(AIM OF THE EXERCISE)
Write out again, exactly as they appear, the lines from the line with "Recreate this image" through the line with "0.803, 0.366, 0.153];". Do not include any pictures.

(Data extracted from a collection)
===============

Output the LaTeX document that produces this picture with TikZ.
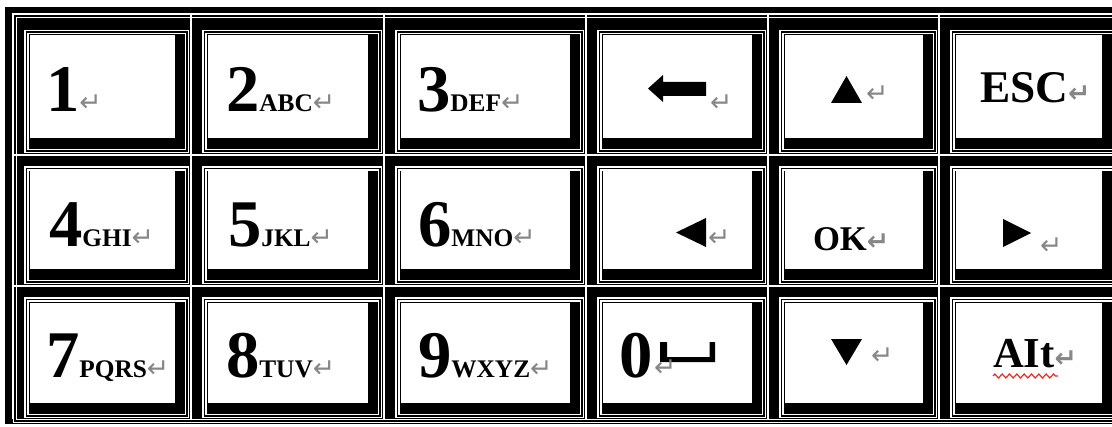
\documentclass[tikz,border=0pt]{standalone}
\usepackage{xcolor}
\usepackage{fontspec}
\setmainfont{Liberation Serif}
\newfontfamily\symfont{DejaVu Sans}
\usetikzlibrary{decorations.pathmorphing}
\definecolor{markgray}{RGB}{135,135,135}
\definecolor{spellred}{RGB}{235,40,40}

\newcommand{\keydigit}[1]{{\fontsize{50}{50}\selectfont\bfseries #1}}
\newcommand{\keyletters}[1]{{\fontsize{19}{19}\selectfont\bfseries #1}}
\newcommand{\retmark}{{\symfont\fontsize{20}{20}\selectfont\textcolor{markgray}{↵}}}

\begin{document}
\begin{tikzpicture}[x=0.75pt, y=-0.75pt,
    keytext/.style={anchor=base west, inner sep=0pt, outer sep=0pt},
    thinwhite/.style={draw=white, line width=0.8pt},
    gridwhite/.style={draw=white, line width=1.1pt}]
    \path[use as bounding box, fill=white] (0,0) rectangle (1112,427);
    \clip (0,0) rectangle (1112,427);
    % table frame
    \fill[black] (5,7) rectangle (1125,424);
    \draw[thinwhite] (13.5,14.5) rectangle (1122,422.5);
    \draw[thinwhite] (16.5,17.5) rectangle (1119,419.5);
    % key cells
    \foreach \xa/\xb in {12/190, 190/383, 383/585, 585/767, 767/938, 938/1117} {
      \foreach \ya/\yb/\ftop/\itop in {13/154/17.5/20.5, 154/285/13/16, 285/419/13/16} {
        \draw[gridwhite] (\xa+1,\yb) -- (\xa+1,\ya+1) -- (\xb,\ya+1);
        \draw[thinwhite] (\xa+13,\ya+\ftop) rectangle (\xb-1.5,\yb-1.5);
        \draw[thinwhite] (\xa+16,\ya+\itop) rectangle (\xb-4.5,\yb-4.5);
        \fill[white] (\xa+18,\ya+\itop+1.5) rectangle (\xb-15,\yb-16);
      }
    }
    % row 1
    \node[keytext] (k1) at (46,112) {\keydigit{1}\retmark};
    \node[keytext] (k2) at (226,112) {\keydigit{2}\keyletters{ABC}\retmark};
    \node[keytext] (k3) at (417,112) {\keydigit{3}\keyletters{DEF}\retmark};
    \fill (648,88.5) -- (663,75) -- (663,82) -- (706,82) -- (706,96) -- (663,96) -- (663,102) -- cycle;
    \node[keytext] (kbackret) at (710,112) {\retmark};
    \fill (831,103) -- (846.5,76) -- (862,103) -- cycle;
    \node[keytext] (kupret) at (866,103) {\retmark};
    \node[keytext] (kesc) at (980,103) {\fontsize{34}{34}\selectfont\bfseries ESC\retmark};
    % row 2
    \node[keytext] (k4) at (49,247) {\keydigit{4}\keyletters{GHI}\retmark};
    \node[keytext] (k5) at (228,247) {\keydigit{5}\keyletters{JKL}\retmark};
    \node[keytext] (k6) at (418,247) {\keydigit{6}\keyletters{MNO}\retmark};
    \fill (676,232.5) -- (706,218) -- (706,247) -- cycle;
    \node[keytext] (kleftret) at (708,247) {\retmark};
    \node[keytext] (kok) at (813,251) {\fontsize{26}{26}\selectfont\bfseries OK\retmark};
    \fill (1003,219) -- (1031,233) -- (1003,247) -- cycle;
    \node[keytext] (krightret) at (1040,255) {\retmark};
    % row 3
    \node[keytext] (k7) at (46,377) {\keydigit{7}\keyletters{PQRS}\retmark};
    \node[keytext] (k8) at (226,377) {\keydigit{8}\keyletters{TUV}\retmark};
    \node[keytext] (k9) at (418,377) {\keydigit{9}\keyletters{WXYZ}\retmark};
    \node[keytext] (k0) at (619,377) {\keydigit{0}};
    \fill (660,342) -- (667,342) -- (667,357) -- (709.5,357) -- (709.5,342) -- (715,342) -- (715,362) -- (660,362) -- cycle;
    \node[keytext] (kzeroret) at (654,376) {\retmark};
    \fill (831,339) -- (862,339) -- (846.5,365) -- cycle;
    \node[keytext] (kdownret) at (871,364) {\retmark};
    \node[keytext] (kalt) at (993,367) {\fontsize{32}{32}\selectfont\bfseries AIt\retmark};
    \draw[spellred, line width=0.9pt, decorate, decoration={zigzag, segment length=5.5pt, amplitude=1.5pt}] (993,376) -- (1058,376);
\end{tikzpicture}
\end{document}
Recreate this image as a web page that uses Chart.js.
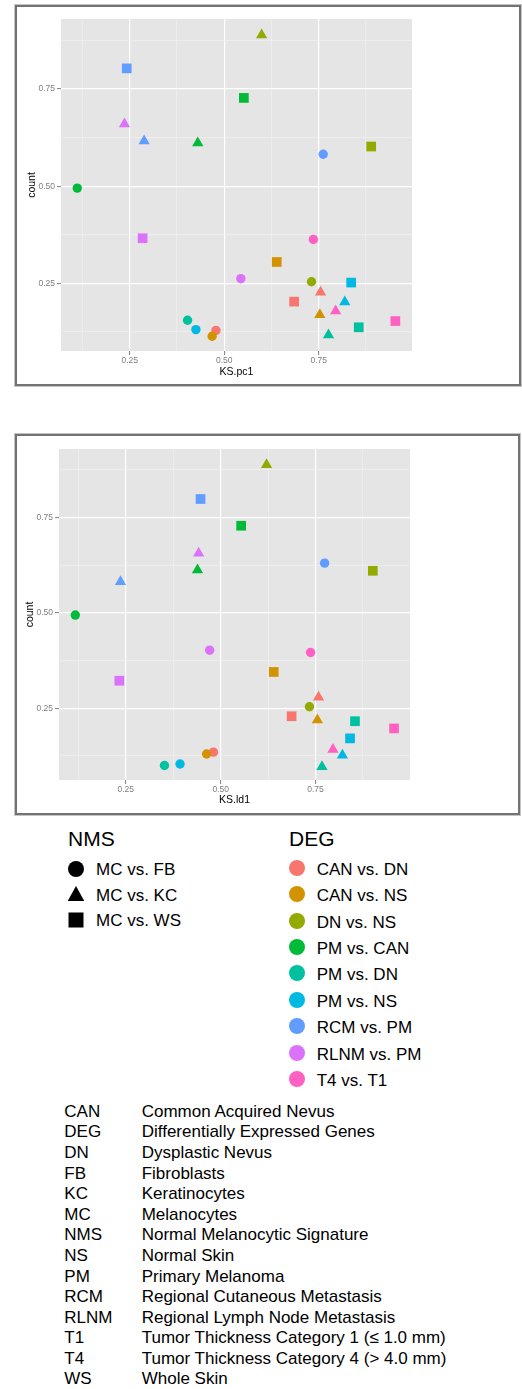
<!DOCTYPE html>
<html>
<head>
<meta charset="utf-8">
<script src="https://cdn.jsdelivr.net/npm/chart.js@4.4.1/dist/chart.umd.min.js"></script>
<style>
  body { margin: 0; background: #fff; font-family: "Liberation Sans", Arial, sans-serif; width: 522px; height: 1389px; position: relative; overflow: hidden; }
  .frame { position: absolute; left: 15px; border: 2px solid #737373; box-shadow: 0 0 0 1px #c4c4c4; background: #fff; }
  .frame canvas { display: block; }
  .t { position: absolute; white-space: nowrap; color: #000; }
  svg.sym { position: absolute; overflow: visible; }
</style>
</head>
<body>
<div class="frame" style="top:5px;width:502px;height:377px"><canvas id="c1" width="502" height="377"></canvas></div>
<div class="frame" style="top:434px;width:501px;height:377px"><canvas id="c2" width="501" height="377"></canvas></div>
<script>
// groups (colour = DEG, shape = NMS)
const degGroups = ['CAN vs. DN', 'CAN vs. NS', 'DN vs. NS', 'PM vs. CAN', 'PM vs. DN', 'PM vs. NS', 'RCM vs. PM', 'RLNM vs. PM', 'T4 vs. T1'];
const degColors = ['#F8766D', '#D39200', '#93AA00', '#00BA38', '#00C19F', '#00B9E3', '#619CFF', '#DB72FB', '#FF61C3'];
const nmsGroups = ['MC vs. FB', 'MC vs. KC', 'MC vs. WS'];
const nmsShapes = ['circle', 'triangle', 'rect'];

// KS.pc1 chart, one entry per DEG group
const pc1FBx = [0.478, 0.468, 0.731, 0.111, 0.403, 0.425, 0.762, 0.544, 0.736];
const pc1FBy = [0.129, 0.114, 0.254, 0.495, 0.155, 0.131, 0.582, 0.262, 0.363];
const pc1KCx = [0.755, 0.753, 0.599, 0.430, 0.776, 0.819, 0.288, 0.236, 0.795];
const pc1KCy = [0.227, 0.169, 0.889, 0.611, 0.117, 0.202, 0.616, 0.660, 0.179];
const pc1WSx = [0.685, 0.639, 0.889, 0.552, 0.856, 0.836, 0.242, 0.284, 0.953];
const pc1WSy = [0.203, 0.305, 0.602, 0.727, 0.137, 0.252, 0.803, 0.366, 0.153];

// KS.ld1 chart
const ld1FBx = [0.481, 0.463, 0.734, 0.117, 0.352, 0.393, 0.774, 0.471, 0.737];
const ld1FBy = [0.135, 0.130, 0.254, 0.494, 0.100, 0.104, 0.630, 0.402, 0.396];
const ld1KCx = [0.758, 0.755, 0.621, 0.439, 0.767, 0.821, 0.236, 0.442, 0.796];
const ld1KCy = [0.279, 0.219, 0.888, 0.612, 0.097, 0.127, 0.581, 0.656, 0.142];
const ld1WSx = [0.687, 0.640, 0.901, 0.554, 0.854, 0.841, 0.447, 0.233, 0.957];
const ld1WSy = [0.229, 0.345, 0.610, 0.728, 0.216, 0.171, 0.798, 0.322, 0.197];

// ticks
const majorTicks = [0.25, 0.5, 0.75];
const tickLabels = ['0.25', '0.50', '0.75'];
const minorTicks = [0.125, 0.375, 0.625, 0.875];

// abbreviations
const abbrs = ['CAN', 'DEG', 'DN', 'FB', 'KC', 'MC', 'NMS', 'NS', 'PM', 'RCM', 'RLNM', 'T1', 'T4', 'WS'];
const abbrText = ['Common Acquired Nevus', 'Differentially Expressed Genes', 'Dysplastic Nevus', 'Fibroblasts',
  'Keratinocytes', 'Melanocytes', 'Normal Melanocytic Signature', 'Normal Skin', 'Primary Melanoma',
  'Regional Cutaneous Metastasis', 'Regional Lymph Node Metastasis', 'Tumor Thickness Category 1 (\u2264 1.0 mm)',
  'Tumor Thickness Category 4 (> 4.0 mm)', 'Whole Skin'];

const FONT = '"Liberation Sans", Arial, sans-serif';
Chart.defaults.font.family = FONT;

const isMajor = v => majorTicks.some(m => Math.abs(m - v) < 1e-6);
const allTicks = majorTicks.concat(minorTicks).sort((a, b) => a - b);

const panelBg = {
  id: 'panelBg',
  beforeDraw(chart) {
    const a = chart.chartArea, c = chart.ctx;
    c.save();
    c.fillStyle = '#e5e5e5';
    c.fillRect(a.left, a.top, a.right - a.left, a.bottom - a.top);
    c.restore();
  }
};

function axis(min, max, title, isX, size, titlePad) {
  return {
    type: 'linear', min: min, max: max,
    afterBuildTicks: s => { s.ticks = allTicks.map(v => ({ value: v })); },
    afterFit: s => { if (isX) s.height = size; else s.width = size; },
    ticks: {
      autoSkip: false, maxRotation: 0, padding: isX ? 1 : 2,
      color: '#7f7f7f', font: { size: 8.5 },
      callback: v => { const i = majorTicks.findIndex(m => Math.abs(m - v) < 1e-6); return i < 0 ? '' : tickLabels[i]; }
    },
    grid: {
      color: c => isMajor(c.tick.value) ? '#ffffff' : '#f2f2f2',
      lineWidth: c => isMajor(c.tick.value) ? 1.2 : 0.6,
      drawTicks: true, tickLength: 4, tickWidth: 1,
      tickColor: c => isMajor(c.tick.value) ? '#7f7f7f' : 'rgba(0,0,0,0)'
    },
    border: { display: false },
    title: { display: true, text: title, color: '#000', font: { size: 10.5 }, padding: titlePad }
  };
}

function makeChart(id, fx, fy, kx, ky, wx, wy, xr, yr, xTitle, pad, yWidth, xHeight, xTitlePad, yTitlePad) {
  const datasets = degGroups.map((g, i) => ({
    label: g,
    data: [{ x: fx[i], y: fy[i] }, { x: kx[i], y: ky[i] }, { x: wx[i], y: wy[i] }],
    pointStyle: nmsShapes,
    pointRadius: [4.7, 6.5, 6.85],
    backgroundColor: degColors[i],
    borderWidth: 0,
    order: degGroups.length - i
  }));
  return new Chart(document.getElementById(id), {
    type: 'scatter',
    data: { datasets: datasets },
    options: {
      responsive: false, animation: false, events: [],
      layout: { padding: pad },
      plugins: { legend: { display: false }, tooltip: { enabled: false } },
      scales: {
        x: axis(xr[0], xr[1], xTitle, true, xHeight, xTitlePad),
        y: axis(yr[0], yr[1], 'count', false, yWidth, yTitlePad)
      }
    },
    plugins: [panelBg]
  });
}

makeChart('c1', pc1FBx, pc1FBy, pc1KCx, pc1KCy, pc1WSx, pc1WSy, [0.068, 0.997], [0.076, 0.93], 'KS.pc1',
  { left: 0, top: 12, right: 107, bottom: 0 }, 44, 33, { top: 0, bottom: 6 }, { top: 9, bottom: 0 });
makeChart('c2', ld1FBx, ld1FBy, ld1KCx, ld1KCy, ld1WSx, ld1WSy, [0.074, 0.999], [0.062, 0.929], 'KS.ld1',
  { left: 0, top: 13, right: 108, bottom: 0 }, 42, 33, { top: 0, bottom: 7 }, { top: 7, bottom: 0 });

// legends and abbreviation table
function addText(txt, left, cy, size) {
  const d = document.createElement('div');
  d.className = 't';
  d.textContent = txt;
  d.style.left = left + 'px';
  d.style.top = (cy - size / 2) + 'px';
  d.style.fontSize = size + 'px';
  d.style.lineHeight = size + 'px';
  document.body.appendChild(d);
}
function addSymbol(shape, cx, cy, color) {
  const ns = 'http://www.w3.org/2000/svg';
  const svg = document.createElementNS(ns, 'svg');
  svg.setAttribute('class', 'sym');
  svg.setAttribute('width', 20); svg.setAttribute('height', 20);
  svg.style.left = (cx - 10) + 'px'; svg.style.top = (cy - 10) + 'px';
  let el;
  if (shape === 'circle') {
    el = document.createElementNS(ns, 'circle');
    el.setAttribute('cx', 10); el.setAttribute('cy', 10); el.setAttribute('r', 8);
  } else if (shape === 'triangle') {
    el = document.createElementNS(ns, 'polygon');
    el.setAttribute('points', '10,2 18.3,17 1.7,17');
  } else {
    el = document.createElementNS(ns, 'rect');
    el.setAttribute('x', 2.5); el.setAttribute('y', 2.5); el.setAttribute('width', 15); el.setAttribute('height', 15);
  }
  el.setAttribute('fill', color);
  svg.appendChild(el);
  document.body.appendChild(svg);
}

addText('NMS', 68, 838, 21);
nmsGroups.forEach((g, i) => {
  const cy = 869.5 + i * 25.7;
  addSymbol(nmsShapes[i], 75.7, cy - 1, '#000');
  addText(g, 96, cy, 17);
});
addText('DEG', 289, 838, 21);
degGroups.forEach((g, i) => {
  const cy = 869.3 + i * 26.42;
  addSymbol('circle', 296.7, cy - 1.5, degColors[i]);
  addText(g, 316.7, cy, 17);
});
abbrs.forEach((a, i) => {
  const cy = 1111.3 + i * 20.59;
  addText(a, 64.3, cy, 17);
  addText(abbrText[i], 141.7, cy, 17);
});
</script>
</body>
</html>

===============

(EXERCISE OUTPUT)
Recreate this image as a web page that uses Chart.js.
<!DOCTYPE html>
<html>
<head>
<meta charset="utf-8">
<script src="https://cdn.jsdelivr.net/npm/chart.js@4.4.1/dist/chart.umd.min.js"></script>
<style>
  body { margin: 0; background: #fff; font-family: "Liberation Sans", Arial, sans-serif; width: 522px; height: 1389px; position: relative; overflow: hidden; }
  .frame { position: absolute; left: 15px; border: 2px solid #737373; box-shadow: 0 0 0 1px #c4c4c4; background: #fff; }
  .frame canvas { display: block; }
  .t { position: absolute; white-space: nowrap; color: #000; }
  svg.sym { position: absolute; overflow: visible; }
</style>
</head>
<body>
<div class="frame" style="top:5px;width:502px;height:377px"><canvas id="c1" width="502" height="377"></canvas></div>
<div class="frame" style="top:434px;width:501px;height:377px"><canvas id="c2" width="501" height="377"></canvas></div>
<script>
// groups (colour = DEG, shape = NMS)
const degGroups = ['CAN vs. DN', 'CAN vs. NS', 'DN vs. NS', 'PM vs. CAN', 'PM vs. DN', 'PM vs. NS', 'RCM vs. PM', 'RLNM vs. PM', 'T4 vs. T1'];
const degColors = ['#F8766D', '#D39200', '#93AA00', '#00BA38', '#00C19F', '#00B9E3', '#619CFF', '#DB72FB', '#FF61C3'];
const nmsGroups = ['MC vs. FB', 'MC vs. KC', 'MC vs. WS'];
const nmsShapes = ['circle', 'triangle', 'rect'];

// KS.pc1 chart, one entry per DEG group
const pc1FBx = [0.478, 0.468, 0.731, 0.111, 0.403, 0.425, 0.762, 0.544, 0.736];
const pc1FBy = [0.129, 0.114, 0.254, 0.495, 0.155, 0.131, 0.582, 0.262, 0.363];
const pc1KCx = [0.755, 0.753, 0.599, 0.430, 0.776, 0.819, 0.288, 0.236, 0.795];
const pc1KCy = [0.227, 0.169, 0.889, 0.611, 0.117, 0.202, 0.616, 0.660, 0.179];
const pc1WSx = [0.685, 0.639, 0.889, 0.552, 0.856, 0.836, 0.242, 0.284, 0.953];
const pc1WSy = [0.203, 0.305, 0.602, 0.727, 0.137, 0.252, 0.803, 0.366, 0.153];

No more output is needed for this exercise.